Thursday, 29 June 2017

Pre-mortal life seems natural to modern, 'evolutionary' thinking (from Owen Barfield)

Modern man must believe of anything that exists, that it has come gradually into being, that it has 'evolved'. 

By and large, modern Man can no longer accept an hypothesis of instantaneous creation; and there is little doubt that, consciously or subconsciously, he applies that as much to his own individuality as to anything else.

If belief in his own existence is to involve believing that he was created at, or immediately before, his physical birth, he will abandon that belief - and he will have good reasons for doing so.

Edited from Self and Reality, in The Rediscovery of Meaning and other essays, by Owen Barfield (1977).

Barfield is surely correct in his observation of modern metaphysics - there is an inbuilt assumption that things 'gradually come into being'. Among mainstream Christians who have noticed this, such an assumption is typically regarded as necessarily a secular corruption, and there is an attempt to restore a pre-modern (medieval) metaphysics of instantaneous creation from nothing.

But for both Barfield (an Anthroposophist) and myself (a believer in Mormon theology), the 'modern' evolutionary thinking is correct, and in its essence an aspect of the spiritual progression of Man.

For both Anthroposophists and Mormons; the pre-modern belief is instantaneous creation is seen as an error, inherited from pre-Christian classical philosophy.

By 'evolution' is Not, of course, meant the purposeless evolution of Darwinian natural selection; but evolution in its original (and primary) meaning of a purposive and developmental unfolding towards a goal.

The implication is that each us us has an existence stretching back into pre-mortal life. For Barfield, this pre-existence was one of several incarnations with periods of spirit life in between - in which incarnations began as diffuse and spiritual, and became more solid and embodied. (The future envisaged was one of further progressive incarnations, eventually leading to full deity.)

For Mormons; pre-existence began with some kind of primordial consciousnesses, a stage of being spirit children of God, then a chosen incarnation into this mortal life. (The future envisaged is of a post-mortal resurrected eternal life, with ultimate potential for full and embodied deity.) 

A belief in pre-existence - that we each, each of us, lived as spirit children of God, before being incarnated in mortal bodies to experience death, and thereby enable resurrection - is a metaphysical assumption that has potential to make a very large and positive difference to Christian life: it is an assumption that overcomes some of the stumbling-blocks and solves many of the deepest problems and paradoxes experienced by modern Christians.

*

Much more on this vital theme can be read in When Souls Had Wings: Pre-Mortal Existence in Western Thought by Terryl Givens, 2009. 
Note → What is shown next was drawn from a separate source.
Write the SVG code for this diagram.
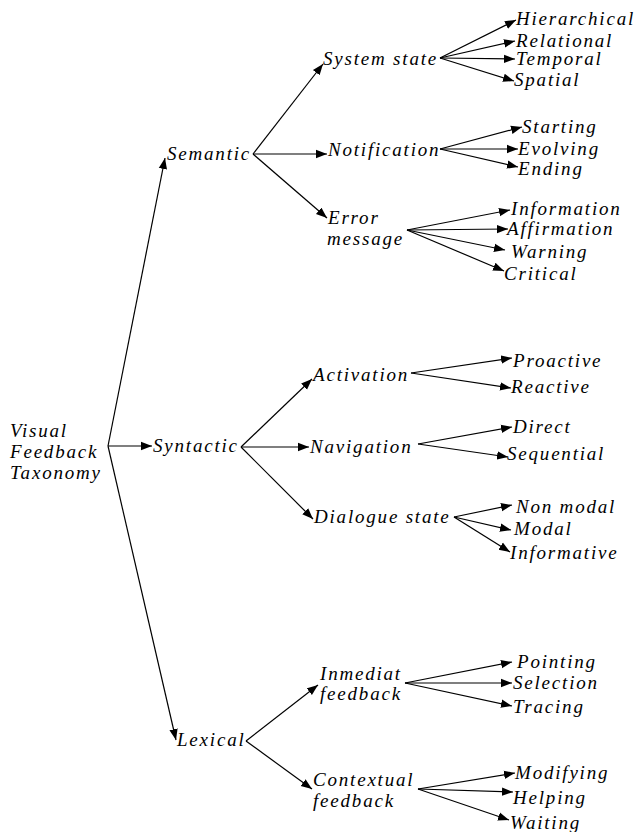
<svg xmlns="http://www.w3.org/2000/svg" width="637" height="832" viewBox="0 0 637 832">
<style>
text{font-family:'Liberation Serif','Times New Roman','DejaVu Serif',serif;font-style:italic;font-size:19px;letter-spacing:1.8px;fill:#000}
.c line{stroke:#000;stroke-width:1.2;marker-end:url(#ah)}
</style>
<defs>
<marker id="ah" markerUnits="userSpaceOnUse" markerWidth="12" markerHeight="10" viewBox="0 0 12 10" refX="11" refY="5" orient="auto">
<path d="M0,0.8 L11,5 L0,9.2 Z" fill="#000"/>
</marker>
</defs>
<rect width="637" height="832" fill="#fff"/>
<g class="c" id="connectors">
<line x1="108" y1="446" x2="165" y2="158"/>
<line x1="108" y1="446" x2="152" y2="446"/>
<line x1="108" y1="446" x2="176" y2="740"/>
<line x1="253" y1="154" x2="323" y2="64"/>
<line x1="253" y1="154" x2="327" y2="154"/>
<line x1="253" y1="154" x2="327" y2="218"/>
<line x1="440" y1="58" x2="516" y2="20"/>
<line x1="440" y1="58" x2="515" y2="41"/>
<line x1="440" y1="58" x2="515" y2="59"/>
<line x1="440" y1="58" x2="514" y2="81"/>
<line x1="440" y1="149" x2="522" y2="127"/>
<line x1="440" y1="149" x2="518" y2="149"/>
<line x1="440" y1="149" x2="518" y2="167"/>
<line x1="407" y1="230" x2="510" y2="210"/>
<line x1="407" y1="230" x2="508" y2="229"/>
<line x1="407" y1="230" x2="505" y2="250"/>
<line x1="407" y1="230" x2="504" y2="271"/>
<line x1="241" y1="447" x2="312" y2="379"/>
<line x1="241" y1="447" x2="309" y2="447"/>
<line x1="241" y1="447" x2="313" y2="519"/>
<line x1="411" y1="373" x2="512" y2="358"/>
<line x1="411" y1="373" x2="511" y2="388"/>
<line x1="418" y1="444" x2="512" y2="427"/>
<line x1="418" y1="444" x2="508" y2="457"/>
<line x1="454" y1="517" x2="512" y2="505"/>
<line x1="454" y1="517" x2="511" y2="530"/>
<line x1="454" y1="517" x2="510" y2="552"/>
<line x1="246" y1="741" x2="318" y2="685"/>
<line x1="246" y1="741" x2="312" y2="789"/>
<line x1="405" y1="683" x2="512" y2="662"/>
<line x1="405" y1="683" x2="512" y2="683"/>
<line x1="405" y1="683" x2="512" y2="706"/>
<line x1="418" y1="789" x2="515" y2="773"/>
<line x1="418" y1="789" x2="513" y2="792"/>
<line x1="418" y1="789" x2="509" y2="820"/>
</g>
<g id="root"><text x="10" y="437">Visual</text><text x="10" y="458">Feedback</text><text x="10" y="479">Taxonomy</text></g>
<g id="semantic"><text x="167" y="160">Semantic</text></g>
<g id="syntactic"><text x="153" y="452">Syntactic</text></g>
<g id="lexical"><text x="177" y="746">Lexical</text></g>
<g id="system-state"><text x="323" y="65">System state</text></g>
<g id="notification"><text x="328" y="156">Notification</text></g>
<g id="error-message"><text x="328" y="224">Error</text><text x="327" y="245">message</text></g>
<g id="hierarchical"><text x="516" y="25">Hierarchical</text></g>
<g id="relational"><text x="516" y="47">Relational</text></g>
<g id="temporal"><text x="516" y="65">Temporal</text></g>
<g id="spatial"><text x="514" y="86">Spatial</text></g>
<g id="starting"><text x="522" y="133">Starting</text></g>
<g id="evolving"><text x="518" y="155">Evolving</text></g>
<g id="ending"><text x="518" y="175">Ending</text></g>
<g id="information"><text x="511" y="215">Information</text></g>
<g id="affirmation"><text x="507" y="235">Affirmation</text></g>
<g id="warning"><text x="511" y="258">Warning</text></g>
<g id="critical"><text x="504" y="280">Critical</text></g>
<g id="activation"><text x="313" y="381">Activation</text></g>
<g id="navigation"><text x="310" y="453">Navigation</text></g>
<g id="dialogue-state"><text x="314" y="523">Dialogue state</text></g>
<g id="proactive"><text x="513" y="367">Proactive</text></g>
<g id="reactive"><text x="511" y="393">Reactive</text></g>
<g id="direct"><text x="513" y="433">Direct</text></g>
<g id="sequential"><text x="507" y="460">Sequential</text></g>
<g id="non-modal"><text x="516" y="513">Non modal</text></g>
<g id="modal"><text x="514" y="535">Modal</text></g>
<g id="informative"><text x="510" y="559">Informative</text></g>
<g id="inmediat-feedback"><text x="320" y="680">Inmediat</text><text x="320" y="700">feedback</text></g>
<g id="contextual-feedback"><text x="313" y="786">Contextual</text><text x="313" y="807">feedback</text></g>
<g id="pointing"><text x="517" y="668">Pointing</text></g>
<g id="selection"><text x="513" y="689">Selection</text></g>
<g id="tracing"><text x="513" y="713">Tracing</text></g>
<g id="modifying"><text x="515" y="779">Modifying</text></g>
<g id="helping"><text x="513" y="804">Helping</text></g>
<g id="waiting"><text x="510" y="829">Waiting</text></g>
</svg>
The Mormon understanding is articulated by a recent Apostle (and great orator!) Neal A Maxwell: https://www.lds.org/ensign/1985/11/premortality-a-glorious-reality?lang=eng&_r=1




2 comments:

Interdimensional Spiritualwarrior said...

Technically, I have died many times in this lifetime. I have experienced my physical body dying, leaving my body and being placed into a new body.
The experiments and technology from the underground bases and secret societies prove that what we call the “soul” is something that inhabits the physical body and that the soul lives on after death.
There is only life and a continually storyline of events that rewrites itself and creates ‘back-history’ instantly.
https://augtellez.wordpress.com/2016/04/12/death-is-an-illusion-life-is-but-a-dream/

Bruce Charlton said...

@IS - That does not seem like a Christian view. It was necessary for Jesus to die - *really* to die - in order that he could be resurrected to eternal life incarnate; and the same applies to us.

But death is indeed the severing of the soul or spirit from the body. Reincarnation of someone who has died is possible (according to the Gospels, not least; where the possibility that John the Baptist was a reincarnated prophet was discussed in a way that makes clear reincarnation was regarded as a real possibility) - and the disagreement is over whether reincarnation is an exception (this is my own view, and that of Mormons) or whether reincarnation is usual (the view of Steiner, Barfield, Arkle and others whom I respect - such as my co-blogger William Wildblood); and also whether reincarnations are of the same nature as the first incarnation; or perhaps something more like a rebirth as a kind of mortal angel.